Pierre Je Bron Moore pleaded guilty to second-degree murder, discharged a weapon into occupied property, possession of a firearm by a felon and assault with a deadly weapon with intent to kill, according to prosecutors.

Assistant district attorney Jeff Nieman said the plea deal will result in Moore serving between 336 and 416 months, which is a minimum of 28 years.

Moore was accused along with Ramone Jamarr Alston of shooting into a crowd outside a Chapel Hill apartment complex on Christmas Day 2015. A bullet struck Maleah Williams, and the infant died three days later.

Alston was found guilty of first-degree murder in a trial that took place in May 2018.

Nieman said at the time of Alston’s trial that this was a “tragic case of a cycle of violence that didn’t end until it took the life of the most innocent person imaginable.”

The “cycle of violence,” as Nieman called it last year, dated back to June 2014, when Nieman said that Alston’s home was broken into three times that month, with the suspects allegedly holding Alston, his girlfriend, their child and Alston’s mother at gunpoint.

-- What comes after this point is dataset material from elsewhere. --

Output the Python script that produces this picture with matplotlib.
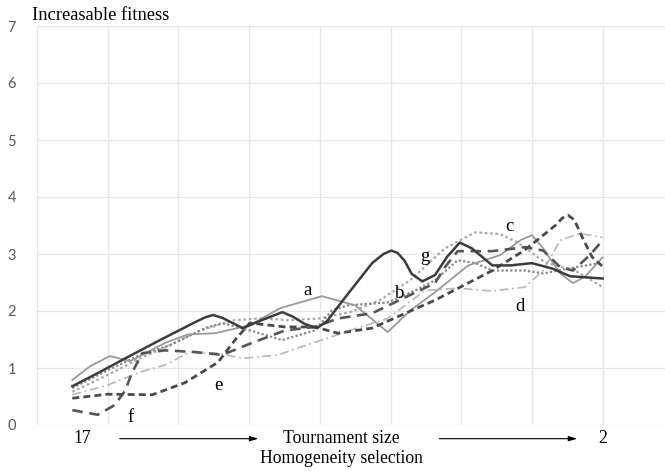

On the day of the shooting, a fight broke out between two individuals – identified as Shaquille Davis and Jaylen McNair – at Trinity Court Apartments, Nieman told the jury during Alston’s trial. That ended with McNair allegedly taking money and marijuana from Davis. At that point, Davis told McNair, “I’m getting you back,” the prosecutor said.

Davis then allegedly met Alston and Moore at an apartment complex. There, according to prosecutors, a plan was hatched to go back to Trinity Court and “get” McNair. Nieman said that Alston also believed that McNair was one of the individuals who had broken into his home the previous year.

Davis was the first suspect charged in the shooting death of Williams, but those charges were dropped.

Several hours after the fight on Christmas Day 2015, a vehicle allegedly being driven by Alston drove down the small road in front of Trinity Court, where approximately 20 people – eight of whom were children – were outside. The vehicle then stopped when nearing the exit of the apartment complex, the passenger got out of the vehicle and fired shots into the crowd, according to the prosecution.

“One of those bullets tore through the head of Maleah Williams,” Nieman said.

Nieman said on Tuesday that Williams’ mother had been consulted throughout the process regarding the possibility of a plea arrangement and had agreed with the parameters.

Barring an appellate court ordering a re-trial for Alston, Nieman said the district attorney’s office now considered this case closed.

Ramone Jamarr Alston (left) and Pierre Je Bron Moore (right). Photos via Orange County Sheriff’s Office.